» **EXERCISE**: Exactly the lines from the start of the data below through the line that contains "x_ticks = [0, 50000, 100000, 150000, 200000, 250000]" are to be copied, with pictures left out.

[Figure scripts]
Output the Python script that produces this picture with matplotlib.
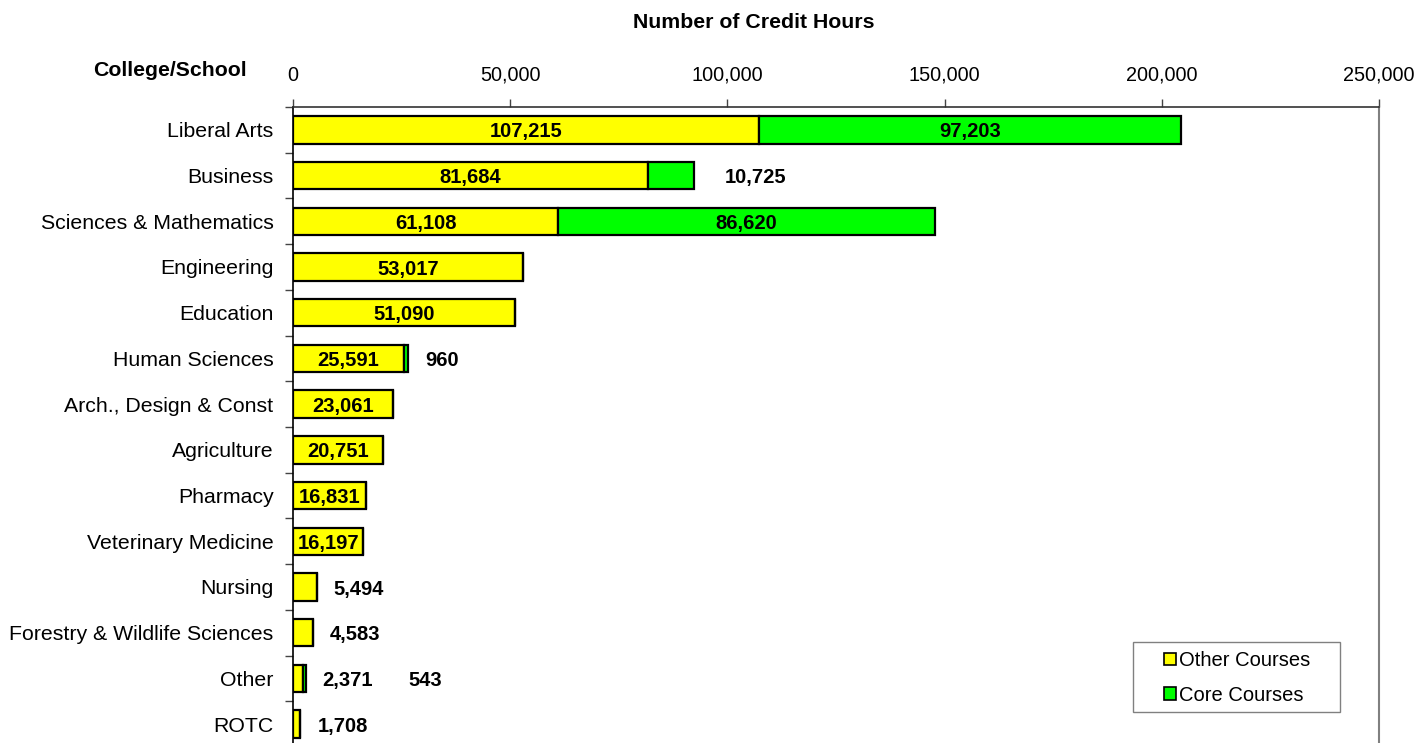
import numpy as np
import matplotlib
matplotlib.use("Agg")
import matplotlib.pyplot as plt
from matplotlib.patches import Rectangle
from matplotlib.ticker import FuncFormatter, FixedLocator

plt.rcParams["font.family"] = ["Liberation Sans", "DejaVu Sans"]

colleges = [
    "Liberal Arts", "Business", "Sciences & Mathematics", "Engineering",
    "Education", "Human Sciences", "Arch., Design & Const", "Agriculture",
    "Pharmacy", "Veterinary Medicine", "Nursing",
    "Forestry & Wildlife Sciences", "Other", "ROTC",
]
other_courses = [107215, 81684, 61108, 53017, 51090, 25591, 23061, 20751,
                 16831, 16197, 5494, 4583, 2371, 1708]
core_courses = [97203, 10725, 86620, 0, 0, 960, 0, 0, 0, 0, 0, 0, 543, 0]
x_ticks = [0, 50000, 100000, 150000, 200000, 250000]

W, H = 1420, 743
fig = plt.figure(figsize=(W / 100, H / 100), dpi=100)
# axes box in pixels: left 293, right 1379, top 107, bottom 747 (just off the image)
ax = fig.add_axes([293 / W, (H - 747) / H, (1379 - 293) / W, (747 - 107) / H])

y = np.arange(len(colleges))
other = np.array(other_courses)
core = np.array(core_courses)

ax.barh(y, other, height=0.6, color="#FFFF00", edgecolor="black", linewidth=1.6,
        label="Other Courses")
ax.barh(y, core, left=other, height=0.6, color="#00FF00", edgecolor="black",
        linewidth=1.6, label="Core Courses")

ax.set_xlim(0, 250000)
ax.set_ylim(len(colleges) - 0.5, -0.5)

# x axis on top
ax.xaxis.set_ticks_position("top")
ax.xaxis.set_label_position("top")
ax.set_xticks(x_ticks)
ax.xaxis.set_major_formatter(FuncFormatter(lambda v, p: f"{int(v):,}"))
ax.tick_params(axis="x", which="major", direction="out", length=6, width=1,
               color="#444444", labelsize=14.3, pad=10)

# y axis: labels at centres, tick marks at category boundaries
ax.set_yticks(y)
ax.set_yticklabels(colleges)
ax.yaxis.set_minor_locator(FixedLocator(np.arange(-0.5, len(colleges), 1.0)))
ax.tick_params(axis="y", which="major", length=0, labelsize=15.3, pad=14)
ax.tick_params(axis="y", which="minor", length=6, width=1, color="#444444")

ax.spines["bottom"].set_visible(False)
ax.spines["left"].set_color("black")
ax.spines["left"].set_linewidth(1.2)
ax.spines["top"].set_color("#333333")
ax.spines["top"].set_linewidth(1.2)
ax.spines["right"].set_color("#808080")
ax.spines["right"].set_linewidth(1.5)

# value labels
lbl = dict(fontsize=14.5, fontweight="bold", va="center_baseline")
core_offsets = {1: 30, 5: 17, 12: 103}
for i, (o, c) in enumerate(zip(other, core)):
    end = o + c
    if o >= 16000:
        ax.text(o / 2, i, f"{o:,}", ha="center", **lbl)
    else:
        ax.annotate(f"{o:,}", (end, i), xytext=(17, 0), textcoords="offset pixels",
                    ha="left", **lbl)
    if c > 0:
        if c >= 50000:
            ax.text(o + c / 2, i, f"{c:,}", ha="center", **lbl)
        else:
            ax.annotate(f"{c:,}", (end, i), xytext=(core_offsets.get(i, 17), 0),
                        textcoords="offset pixels", ha="left", **lbl)

fig.text(754 / W, 1 - 22 / H, "Number of Credit Hours", ha="center", va="center",
         fontsize=15.3, fontweight="bold")
fig.text(170 / W, 1 - 71 / H, "College/School", ha="center", va="center",
         fontsize=15.3, fontweight="bold")

# legend: frame drawn separately, entries placed inside it
fig.patches.append(Rectangle((1133 / W, 1 - 712 / H), (1340 - 1133) / W, 70 / H,
                             transform=fig.transFigure, facecolor="white",
                             edgecolor="#808080", linewidth=1, zorder=5))
leg = fig.legend(loc="upper left", bbox_to_anchor=(1164 / W, 1 - 651 / H),
                 frameon=False, fontsize=14.5, handlelength=0.6,
                 handleheight=0.6, handletextpad=0.15, labelspacing=0.78,
                 borderpad=0, borderaxespad=0)
leg.set_zorder(6)
for h in leg.legend_handles:
    h.set_linewidth(1.2)

fig.savefig("out.png", dpi=100)
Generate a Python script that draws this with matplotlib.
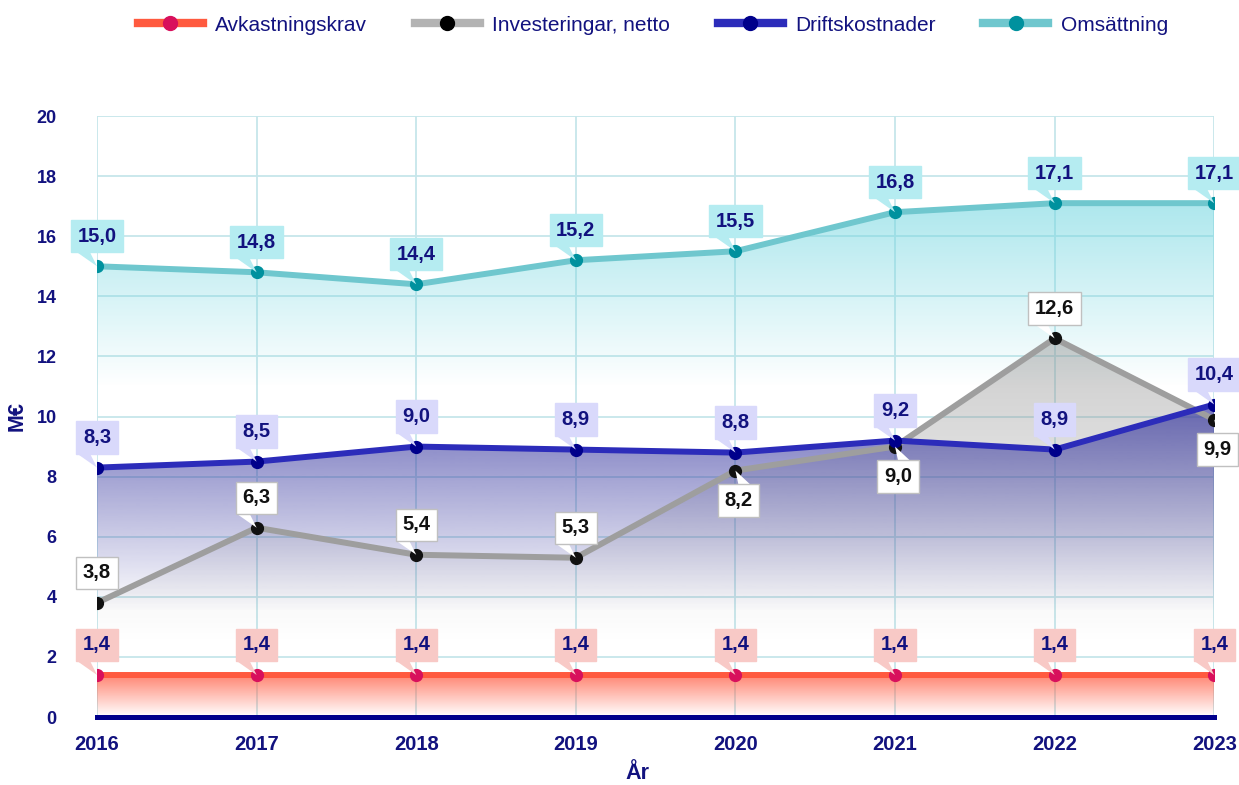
import matplotlib.pyplot as plt
import matplotlib.transforms as mtransforms
from matplotlib.patches import Polygon
from matplotlib.lines import Line2D
import numpy as np

years = [2016, 2017, 2018, 2019, 2020, 2021, 2022, 2023]
avkastningskrav = [1.4, 1.4, 1.4, 1.4, 1.4, 1.4, 1.4, 1.4]
investeringar = [3.8, 6.3, 5.4, 5.3, 8.2, 9.0, 12.6, 9.9]
driftskostnader = [8.3, 8.5, 9.0, 8.9, 8.8, 9.2, 8.9, 10.4]
omsattning = [15.0, 14.8, 14.4, 15.2, 15.5, 16.8, 17.1, 17.1]
# which investment labels sit below their point
inv_below = [False, False, False, False, True, True, False, True]

NAVY = '#12127f'
plt.rcParams['font.family'] = ['Liberation Sans', 'DejaVu Sans']

fig = plt.figure(figsize=(12.39, 7.85), dpi=100)
ax = fig.add_axes([0.0783, 0.0866, 0.9017, 0.7656])
ax.set_xlim(years[0], years[-1])
ax.set_ylim(0, 20)


def gradient_fill(x, y, rgb, a_top, a_bot, y_top, y_bot, z):
    poly = ax.fill_between(x, y, 0, color='none', lw=0, zorder=z)
    ys = np.linspace(20, 0, 400)
    alpha = np.interp(ys, [y_bot, y_top], [a_bot, a_top])
    img = np.zeros((400, 1, 4))
    img[:, 0, :3] = rgb
    img[:, 0, 3] = alpha
    im = ax.imshow(img, extent=[x[0], x[-1], 0, 20], aspect='auto',
                   zorder=z, interpolation='bilinear')
    im.set_clip_path(poly.get_paths()[0], transform=ax.transData)


gradient_fill(years, omsattning, (0.45, 0.84, 0.88), 0.6, 0.0, 17.3, 11.0, 1)
gradient_fill(years, investeringar, (0.55, 0.55, 0.55), 0.45, 0.0, 12.6, 2.5, 2)
gradient_fill(years, driftskostnader, (0.2, 0.2, 0.62), 0.65, 0.0, 10.0, 3.5, 3)
gradient_fill(years, avkastningskrav, (1.0, 0.35, 0.25), 0.75, 0.0, 1.4, 0.0, 4)

series = [
    (avkastningskrav, '#ff5a3f', '#d8105c', 'Avkastningskrav'),
    (investeringar, '#9e9e9e', '#111111', 'Investeringar, netto'),
    (driftskostnader, '#2c2cba', '#00008b', 'Driftskostnader'),
    (omsattning, '#6fc7ce', '#00919e', 'Omsättning'),
]
for vals, lc, mc, name in series:
    ax.plot(years, vals, color=lc, lw=4.3, zorder=6, solid_capstyle='butt')
    ax.plot(years, vals, 'o', color=mc, ms=8.5, zorder=7)


def label(x, y, txt, fc, ec, tc, below=False):
    # pixel offsets from the point (y up)
    gap = 13
    if below:
        cx, cy = 3, -(gap + 17)
        tri = [(0, 0), (3, -gap - 1), (15, -gap - 1)]
    else:
        cx, cy = 0, gap + 17
        tri = [(0, 0), (-20, gap + 1), (-7, gap + 1)]
    trans = fig.dpi_scale_trans + mtransforms.ScaledTranslation(x, y, ax.transData)
    ax.add_patch(Polygon(np.array(tri) / 100.0, closed=True, fc=fc, ec='none',
                         transform=trans, zorder=9, clip_on=False))
    ax.annotate(txt, xy=(x, y), xytext=(cx * 0.72, cy * 0.72), textcoords='offset points',
                ha='center', va='center', fontsize=14.5, fontweight='bold', color=tc,
                zorder=10, annotation_clip=False,
                bbox=dict(boxstyle='square,pad=0.33', fc=fc, ec=ec, lw=1))


fmt = lambda v: f'{v:.1f}'.replace('.', ',')
for i, yr in enumerate(years):
    label(yr, omsattning[i], fmt(omsattning[i]), '#b5ecf1', '#b5ecf1', NAVY)
    label(yr, driftskostnader[i], fmt(driftskostnader[i]), '#d9d9fb', '#d9d9fb', NAVY)
    label(yr, investeringar[i], fmt(investeringar[i]), 'white', '#c0c0c0', '#111111',
          below=inv_below[i])
    label(yr, avkastningskrav[i], fmt(avkastningskrav[i]), '#f8c9c6', '#f8c9c6', NAVY)

ax.set_xticks(years)
ax.set_yticks(range(0, 21, 2))
ax.grid(color='#c6e6ea', lw=1.3, zorder=0)
ax.set_axisbelow(True)
for s in ['left', 'right', 'top']:
    ax.spines[s].set_visible(False)
ax.spines['bottom'].set_color('#00008b')
ax.spines['bottom'].set_linewidth(3.6)
ax.spines['bottom'].set_zorder(8)
ax.tick_params(length=0, labelcolor=NAVY)
ax.tick_params(axis='x', labelsize=14.5, pad=13)
ax.tick_params(axis='y', labelsize=13, pad=29)
for t in ax.get_xticklabels() + ax.get_yticklabels():
    t.set_fontweight('bold')
ax.set_xlabel('År', fontsize=15.5, fontweight='bold', color=NAVY)
ax.xaxis.set_label_coords(0.484, -0.077)
ax.set_ylabel('M€', fontsize=15.5, fontweight='bold', color=NAVY)
ax.yaxis.set_label_coords(-0.062, 0.5)

handles = [Line2D([], [], color=lc, lw=6, marker='o', ms=10, mfc=mc, mec=mc)
           for _, lc, mc, _ in series]
handles[1].set_color('#b3b3b3')
handles[1].set_markerfacecolor('#000000')
handles[1].set_markeredgecolor('#000000')
fig.legend(handles, [s[3] for s in series], loc='center',
           bbox_to_anchor=(0.527, 0.968), ncol=4, frameon=False,
           handlelength=3.1, handletextpad=0.6, columnspacing=2.3,
           prop={'family': 'Liberation Sans', 'size': 15},
           labelcolor=NAVY)

fig.savefig('out.png', dpi=100)
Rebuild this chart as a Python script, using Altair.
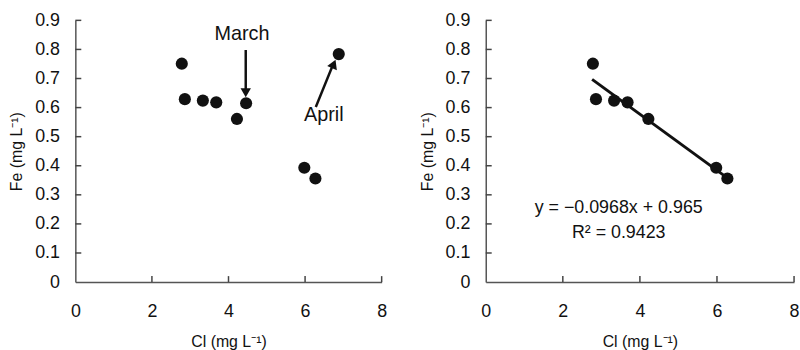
import altair as alt
import pandas as pd

# Data
cl = [2.78, 2.86, 3.33, 3.68, 4.22, 4.46, 5.98, 6.27, 6.88]
fe = [0.751, 0.629, 0.624, 0.618, 0.561, 0.615, 0.393, 0.356, 0.784]
month = ["", "", "", "", "", "March", "", "", "April"]

reg_x = [2.76, 6.25]
reg_y = [0.697, 0.360]

eq_text = ["y = \u22120.0968x + 0.965", "R\u00b2 = 0.9423"]
eq_x = [3.45, 3.45]
eq_y = [0.253, 0.168]

ann_text = ["March", "April"]
ann_x = [4.35, 6.49]
ann_y = [0.852, 0.576]

# arrows: shaft start -> shaft end, head position and rotation
arr_x = [4.45, 6.28]
arr_y = [0.798, 0.602]
arr_x2 = [4.45, 6.72]
arr_y2 = [0.660, 0.745]
head_x = [4.45, 6.75]
head_y = [0.651, 0.750]
head_angle = [180, 23]

ytick_vals = [0, 0.1, 0.2, 0.3, 0.4, 0.5, 0.6, 0.7, 0.8, 0.9]
xtick_vals = [0, 2, 4, 6, 8]

H = 264
LABEL_FONT = "Liberation Sans Narrow, Liberation Sans, Arial"
TEXT_FONT = "Liberation Sans, Arial"

pts = pd.DataFrame({"cl": cl, "fe": fe, "month": month})
pts_fit = pts[pts["month"] == ""]
reg = pd.DataFrame({"cl": reg_x, "fe": reg_y})
eq = pd.DataFrame({"cl": eq_x, "fe": eq_y, "t": eq_text})
ann = pd.DataFrame({"cl": ann_x, "fe": ann_y, "t": ann_text})
arr = pd.DataFrame({"cl": arr_x, "fe": arr_y, "cl2": arr_x2, "fe2": arr_y2})
heads = pd.DataFrame({"cl": head_x, "fe": head_y, "a": head_angle})
yt = pd.DataFrame({"fe": ytick_vals[1:]})
xt = pd.DataFrame({"cl": xtick_vals[1:]})

xscale = alt.Scale(domain=[0, 8], nice=False)
yscale = alt.Scale(domain=[0, 0.9], nice=False)

xaxis = alt.Axis(values=xtick_vals, title="Cl (mg L\u207b\u00b9)", grid=False, ticks=False,
                 labelPadding=21, titlePadding=13, labelFlush=False, labelOverlap=False)
yaxis = alt.Axis(values=ytick_vals, format=".1~f",
                 title="Fe (mg L\u207b\u00b9)", grid=False, ticks=False,
                 labelPadding=16, titlePadding=10, labelFlush=False, labelOverlap=False)

X = alt.X("cl:Q", scale=xscale, axis=xaxis)
Y = alt.Y("fe:Q", scale=yscale, axis=yaxis)

TICK_COLOR = "#444"


def tick_layers():
    # inward-pointing ticks drawn as short rules at the tick values
    ytk = alt.Chart(yt).mark_rule(color=TICK_COLOR, strokeWidth=1.5).encode(
        y=Y, x=alt.value(0), x2=alt.value(6))
    xtk = alt.Chart(xt).mark_rule(color=TICK_COLOR, strokeWidth=1.5).encode(
        x=X, y=alt.value(H), y2=alt.value(H - 6))
    return [ytk, xtk]


WL, WR = 309, 311

left = alt.layer(
    alt.Chart(pts).mark_circle(size=150, color="#111", opacity=1).encode(x=X, y=Y),
    *tick_layers(),
    alt.Chart(ann).mark_text(font=TEXT_FONT, fontSize=20, color="#111", baseline="middle").encode(
        x=X, y=Y, text="t:N"),
    alt.Chart(arr).mark_rule(color="#111", strokeWidth=2.5).encode(
        x=X, y=Y, x2="cl2:Q", y2="fe2:Q"),
    alt.Chart(heads).mark_point(shape="triangle-up", filled=True, size=110, color="#111", opacity=1).encode(
        x=X, y=Y, angle=alt.Angle("a:Q", scale=None)),
).properties(width=WL, height=H)

right = alt.layer(
    alt.Chart(pts_fit).mark_circle(size=150, color="#111", opacity=1).encode(x=X, y=Y),
    *tick_layers(),
    alt.Chart(reg).mark_line(color="#111", strokeWidth=3).encode(x=X, y=Y),
    alt.Chart(eq).mark_text(font=LABEL_FONT, fontSize=18, color="#111", baseline="middle").encode(
        x=X, y=Y, text="t:N"),
).properties(width=WR, height=H)

chart = alt.hconcat(left, right, spacing=31).properties(
    padding={"left": 8, "top": 10, "right": 0, "bottom": 0},
    background="white",
).configure_view(stroke=None).configure_axis(
    domainColor="#555", domainWidth=1.5,
    labelFont=LABEL_FONT, labelFontSize=18, labelColor="#111",
    titleFont=TEXT_FONT, titleFontSize=16, titleFontWeight="normal", titleColor="#111",
)

chart.save("out.html", embed_options={"renderer": "svg", "actions": False})
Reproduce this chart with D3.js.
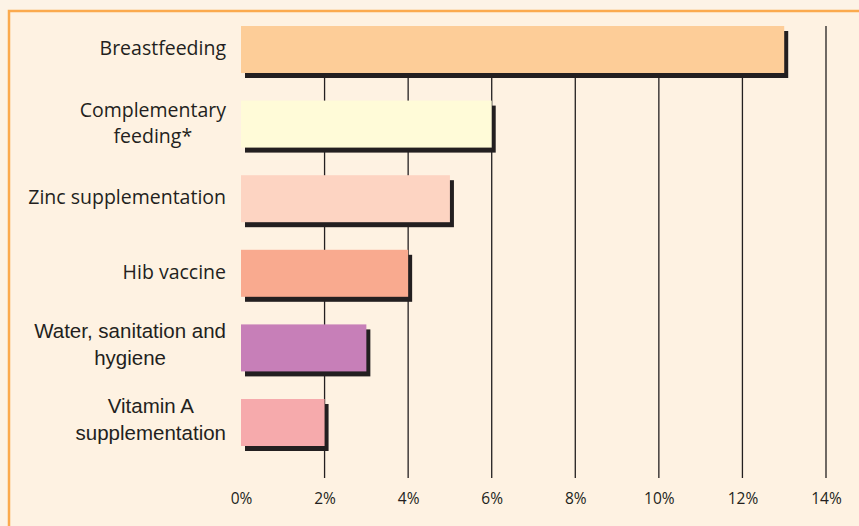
<!DOCTYPE html>
<html>
<head>
<meta charset="utf-8">
<script src="https://cdn.jsdelivr.net/npm/d3@7"></script>
<style>
  html, body { margin: 0; padding: 0; background: #fdf3e6; }
  svg { display: block; }
</style>
</head>
<body>
<svg width="859" height="526"></svg>
<script>
// intervention labels (lines) and their share, in percent
var categories = [
  ["Breastfeeding"],
  ["Complementary", "feeding*"],
  ["Zinc supplementation"],
  ["Hib vaccine"],
  ["Water, sanitation and", "hygiene"],
  ["Vitamin A", "supplementation"]
];
var values = [13, 6, 5, 4, 3, 2];
var colors = ["#fdcd98", "#fffbd8", "#fdd4c2", "#f9aa8f", "#c77fb8", "#f6aaac"];
var ticks = [0, 2, 4, 6, 8, 10, 12, 14];

var svg = d3.select("svg");
var FONT = "'Open Sans', sans-serif";
var FONT2 = "'Liberation Sans', Arial, sans-serif"; // last two labels were set in another face
var INK = "#231f20";

// the orange panel
svg.append("rect")
  .attr("x", 9).attr("y", 11)
  .attr("width", 870).attr("height", 540)
  .attr("fill", "#fef2e2")
  .attr("stroke", "#fbaa4e")
  .attr("stroke-width", 2.5);

var x = d3.scaleLinear().domain([0, 14]).range([241, 826]);
var y = d3.scaleBand().domain(d3.range(values.length)).range([26, 446]).paddingInner(0.37).paddingOuter(0);

// gridlines
svg.append("g").selectAll("line").data(ticks.slice(1)).join("line")
  .attr("x1", d => x(d)).attr("x2", d => x(d))
  .attr("y1", 26).attr("y2", 478)
  .attr("stroke", INK).attr("stroke-width", 1.3);

// tick labels
var xAxis = svg.append("g").attr("transform", "translate(0,478)")
  .call(d3.axisBottom(x).tickValues(ticks).tickFormat(d => d + "%").tickSize(0).tickPadding(15));
xAxis.select(".domain").remove();
xAxis.selectAll("text").attr("font-family", FONT).attr("font-size", 15.5).attr("fill", INK);

// shadows, then bars
var SH = 4;
svg.append("g").selectAll("rect").data(values).join("rect")
  .attr("x", x(0) + SH).attr("y", (d, i) => y(i) + SH + 1)
  .attr("width", d => x(d) - x(0)).attr("height", y.bandwidth())
  .attr("fill", INK);

svg.append("g").selectAll("rect").data(values).join("rect")
  .attr("x", x(0)).attr("y", (d, i) => y(i))
  .attr("width", d => x(d) - x(0)).attr("height", y.bandwidth())
  .attr("fill", (d, i) => colors[i]);

// category labels: lines centred within a block that is right-aligned
var RIGHT = 226;
categories.forEach(function (lines, i) {
  var alt = i >= 4;
  var LH = alt ? 27 : 26;
  var cy = y(i) + y.bandwidth() / 2;
  var t = svg.append("text")
    .attr("font-family", alt ? FONT2 : FONT)
    .attr("font-size", alt ? 20.5 : 19.5)
    .attr("fill", INK)
    .attr("text-anchor", "middle");
  lines.forEach(function (s, k) {
    t.append("tspan").attr("x", 0)
      .attr("y", cy + (alt ? 4 : 5.5) + (k - (lines.length - 1) / 2) * LH)
      .text(s);
  });
  var w = d3.max(t.selectAll("tspan").nodes(), n => n.getComputedTextLength());
  t.attr("transform", "translate(" + (RIGHT - w / 2) + ",0)");
});
</script>
</body>
</html>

» **ANSWER IN FULL**:
Output the Python script that produces this picture with matplotlib.
import numpy as np
import matplotlib
matplotlib.use("Agg")
import matplotlib.pyplot as plt
from matplotlib.patches import Rectangle
from matplotlib.ticker import FuncFormatter, FixedLocator

plt.rcParams["font.family"] = ["Liberation Sans", "DejaVu Sans"]

colleges = [
    "Liberal Arts", "Business", "Sciences & Mathematics", "Engineering",
    "Education", "Human Sciences", "Arch., Design & Const", "Agriculture",
    "Pharmacy", "Veterinary Medicine", "Nursing",
    "Forestry & Wildlife Sciences", "Other", "ROTC",
]
other_courses = [107215, 81684, 61108, 53017, 51090, 25591, 23061, 20751,
                 16831, 16197, 5494, 4583, 2371, 1708]
core_courses = [97203, 10725, 86620, 0, 0, 960, 0, 0, 0, 0, 0, 0, 543, 0]
x_ticks = [0, 50000, 100000, 150000, 200000, 250000]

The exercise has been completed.